Set exercise:
Transcribe every entry word for word, leaving out all images.

** begin Records for the task **

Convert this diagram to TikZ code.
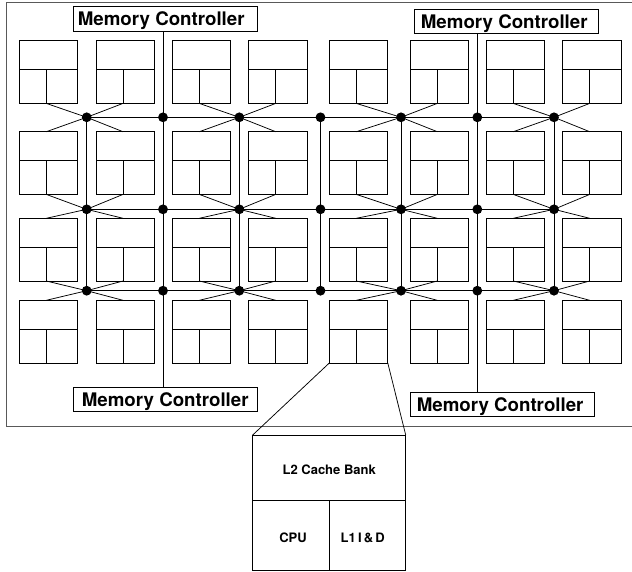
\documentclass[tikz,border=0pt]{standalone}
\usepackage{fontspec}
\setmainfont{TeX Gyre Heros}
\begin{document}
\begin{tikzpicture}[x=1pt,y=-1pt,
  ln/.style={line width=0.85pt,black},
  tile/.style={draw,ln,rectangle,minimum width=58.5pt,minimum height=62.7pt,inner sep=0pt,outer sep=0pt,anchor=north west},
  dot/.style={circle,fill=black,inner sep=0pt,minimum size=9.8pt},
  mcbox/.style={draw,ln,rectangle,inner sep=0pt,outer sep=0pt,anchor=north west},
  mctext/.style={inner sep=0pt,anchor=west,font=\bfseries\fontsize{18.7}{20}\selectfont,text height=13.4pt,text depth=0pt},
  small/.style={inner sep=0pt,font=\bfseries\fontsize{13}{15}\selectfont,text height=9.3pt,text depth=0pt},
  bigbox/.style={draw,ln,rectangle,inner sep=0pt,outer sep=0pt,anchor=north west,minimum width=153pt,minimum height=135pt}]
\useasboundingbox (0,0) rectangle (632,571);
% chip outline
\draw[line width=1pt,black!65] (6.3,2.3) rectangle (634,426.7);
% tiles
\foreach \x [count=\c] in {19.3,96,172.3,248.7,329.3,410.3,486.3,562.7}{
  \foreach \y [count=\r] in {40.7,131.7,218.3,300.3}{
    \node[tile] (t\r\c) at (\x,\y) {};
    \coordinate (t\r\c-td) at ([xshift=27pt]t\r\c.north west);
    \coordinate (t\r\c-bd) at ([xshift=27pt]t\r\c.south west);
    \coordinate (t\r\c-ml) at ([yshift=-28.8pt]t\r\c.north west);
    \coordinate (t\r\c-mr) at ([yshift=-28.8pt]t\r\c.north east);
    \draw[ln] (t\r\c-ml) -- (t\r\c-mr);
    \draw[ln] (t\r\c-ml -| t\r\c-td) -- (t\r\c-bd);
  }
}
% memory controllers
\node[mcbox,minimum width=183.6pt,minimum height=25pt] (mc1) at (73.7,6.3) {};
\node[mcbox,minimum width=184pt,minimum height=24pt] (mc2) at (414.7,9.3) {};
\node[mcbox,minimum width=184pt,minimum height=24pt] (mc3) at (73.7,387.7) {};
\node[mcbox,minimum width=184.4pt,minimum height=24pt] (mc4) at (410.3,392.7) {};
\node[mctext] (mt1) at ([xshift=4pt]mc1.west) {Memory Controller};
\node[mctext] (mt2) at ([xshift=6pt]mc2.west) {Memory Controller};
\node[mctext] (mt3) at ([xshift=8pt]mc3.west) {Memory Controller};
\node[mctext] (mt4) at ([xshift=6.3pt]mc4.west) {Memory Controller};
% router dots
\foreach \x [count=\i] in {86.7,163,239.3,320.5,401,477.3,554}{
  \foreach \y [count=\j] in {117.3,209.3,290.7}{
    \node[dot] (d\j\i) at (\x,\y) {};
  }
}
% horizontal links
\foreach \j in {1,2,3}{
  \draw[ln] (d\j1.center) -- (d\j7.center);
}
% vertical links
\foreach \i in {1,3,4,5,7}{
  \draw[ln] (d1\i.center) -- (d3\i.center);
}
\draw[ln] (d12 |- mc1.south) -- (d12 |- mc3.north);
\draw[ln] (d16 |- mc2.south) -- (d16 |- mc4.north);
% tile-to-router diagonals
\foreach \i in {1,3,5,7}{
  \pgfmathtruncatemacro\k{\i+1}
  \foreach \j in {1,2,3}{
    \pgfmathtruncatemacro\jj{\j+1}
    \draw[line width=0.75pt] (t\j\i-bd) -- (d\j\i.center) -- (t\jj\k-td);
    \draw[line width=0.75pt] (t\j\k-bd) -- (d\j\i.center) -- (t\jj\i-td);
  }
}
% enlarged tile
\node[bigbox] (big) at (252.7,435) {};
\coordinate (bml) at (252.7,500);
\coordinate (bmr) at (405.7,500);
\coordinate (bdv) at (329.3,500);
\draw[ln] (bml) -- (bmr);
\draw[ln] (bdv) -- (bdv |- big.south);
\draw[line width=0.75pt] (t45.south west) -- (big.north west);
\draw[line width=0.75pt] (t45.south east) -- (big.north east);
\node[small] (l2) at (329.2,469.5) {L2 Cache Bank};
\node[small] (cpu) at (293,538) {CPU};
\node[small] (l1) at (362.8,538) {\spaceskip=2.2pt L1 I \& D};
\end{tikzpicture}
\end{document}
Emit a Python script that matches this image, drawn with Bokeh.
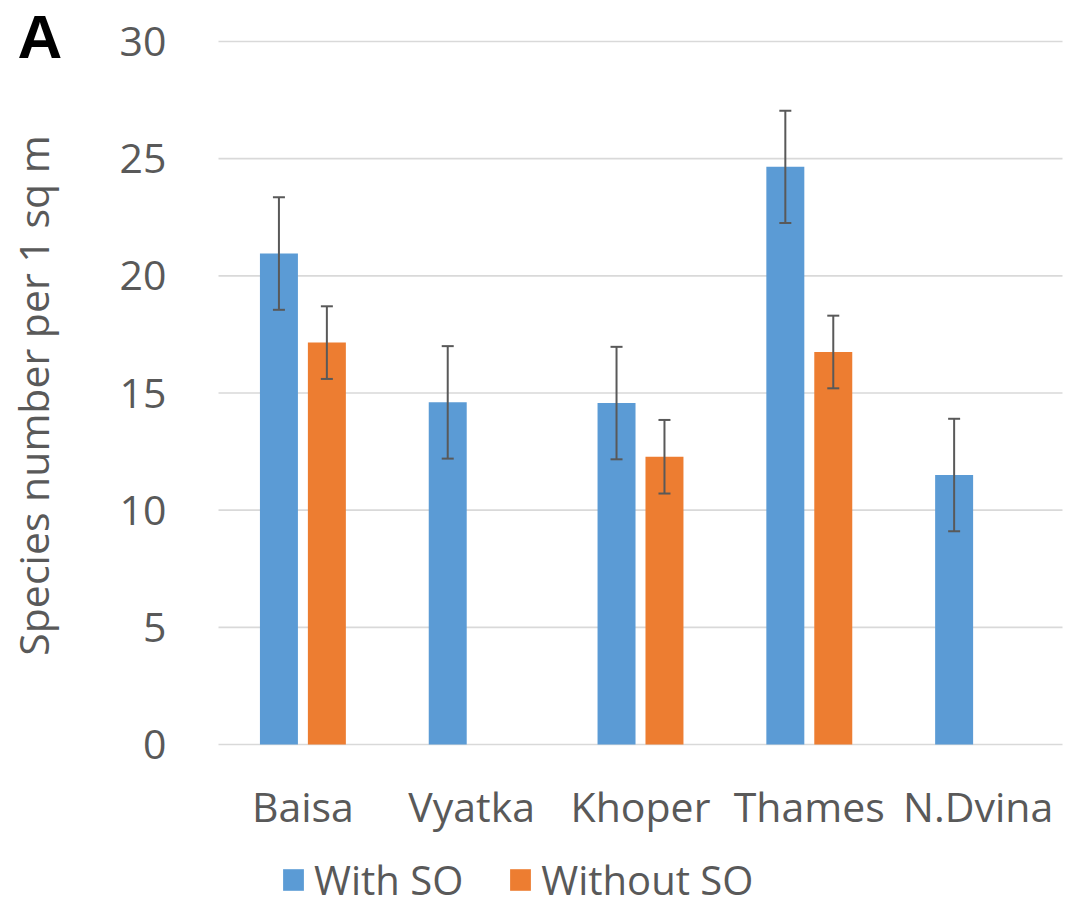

** end Records for the task **

Correct answer:
Convert this diagram to TikZ code.
\documentclass[tikz,border=0pt]{standalone}
\usepackage{fontspec}
\setmainfont{TeX Gyre Heros}
\begin{document}
\begin{tikzpicture}[x=1pt,y=-1pt,
  ln/.style={line width=0.85pt,black},
  tile/.style={draw,ln,rectangle,minimum width=58.5pt,minimum height=62.7pt,inner sep=0pt,outer sep=0pt,anchor=north west},
  dot/.style={circle,fill=black,inner sep=0pt,minimum size=9.8pt},
  mcbox/.style={draw,ln,rectangle,inner sep=0pt,outer sep=0pt,anchor=north west},
  mctext/.style={inner sep=0pt,anchor=west,font=\bfseries\fontsize{18.7}{20}\selectfont,text height=13.4pt,text depth=0pt},
  small/.style={inner sep=0pt,font=\bfseries\fontsize{13}{15}\selectfont,text height=9.3pt,text depth=0pt},
  bigbox/.style={draw,ln,rectangle,inner sep=0pt,outer sep=0pt,anchor=north west,minimum width=153pt,minimum height=135pt}]
\useasboundingbox (0,0) rectangle (632,571);
% chip outline
\draw[line width=1pt,black!65] (6.3,2.3) rectangle (634,426.7);
% tiles
\foreach \x [count=\c] in {19.3,96,172.3,248.7,329.3,410.3,486.3,562.7}{
  \foreach \y [count=\r] in {40.7,131.7,218.3,300.3}{
    \node[tile] (t\r\c) at (\x,\y) {};
    \coordinate (t\r\c-td) at ([xshift=27pt]t\r\c.north west);
    \coordinate (t\r\c-bd) at ([xshift=27pt]t\r\c.south west);
    \coordinate (t\r\c-ml) at ([yshift=-28.8pt]t\r\c.north west);
    \coordinate (t\r\c-mr) at ([yshift=-28.8pt]t\r\c.north east);
    \draw[ln] (t\r\c-ml) -- (t\r\c-mr);
    \draw[ln] (t\r\c-ml -| t\r\c-td) -- (t\r\c-bd);
  }
}
% memory controllers
\node[mcbox,minimum width=183.6pt,minimum height=25pt] (mc1) at (73.7,6.3) {};
\node[mcbox,minimum width=184pt,minimum height=24pt] (mc2) at (414.7,9.3) {};
\node[mcbox,minimum width=184pt,minimum height=24pt] (mc3) at (73.7,387.7) {};
\node[mcbox,minimum width=184.4pt,minimum height=24pt] (mc4) at (410.3,392.7) {};
\node[mctext] (mt1) at ([xshift=4pt]mc1.west) {Memory Controller};
\node[mctext] (mt2) at ([xshift=6pt]mc2.west) {Memory Controller};
\node[mctext] (mt3) at ([xshift=8pt]mc3.west) {Memory Controller};
\node[mctext] (mt4) at ([xshift=6.3pt]mc4.west) {Memory Controller};
% router dots
\foreach \x [count=\i] in {86.7,163,239.3,320.5,401,477.3,554}{
  \foreach \y [count=\j] in {117.3,209.3,290.7}{
    \node[dot] (d\j\i) at (\x,\y) {};
  }
}
% horizontal links
\foreach \j in {1,2,3}{
  \draw[ln] (d\j1.center) -- (d\j7.center);
}
% vertical links
\foreach \i in {1,3,4,5,7}{
  \draw[ln] (d1\i.center) -- (d3\i.center);
}
\draw[ln] (d12 |- mc1.south) -- (d12 |- mc3.north);
\draw[ln] (d16 |- mc2.south) -- (d16 |- mc4.north);
% tile-to-router diagonals
\foreach \i in {1,3,5,7}{
  \pgfmathtruncatemacro\k{\i+1}
  \foreach \j in {1,2,3}{
    \pgfmathtruncatemacro\jj{\j+1}
    \draw[line width=0.75pt] (t\j\i-bd) -- (d\j\i.center) -- (t\jj\k-td);
    \draw[line width=0.75pt] (t\j\k-bd) -- (d\j\i.center) -- (t\jj\i-td);
  }
}
% enlarged tile
\node[bigbox] (big) at (252.7,435) {};
\coordinate (bml) at (252.7,500);
\coordinate (bmr) at (405.7,500);
\coordinate (bdv) at (329.3,500);
\draw[ln] (bml) -- (bmr);
\draw[ln] (bdv) -- (bdv |- big.south);
\draw[line width=0.75pt] (t45.south west) -- (big.north west);
\draw[line width=0.75pt] (t45.south east) -- (big.north east);
\node[small] (l2) at (329.2,469.5) {L2 Cache Bank};
\node[small] (cpu) at (293,538) {CPU};
\node[small] (l1) at (362.8,538) {\spaceskip=2.2pt L1 I \& D};
\end{tikzpicture}
\end{document}
Emit a Python script that matches this image, drawn with Bokeh.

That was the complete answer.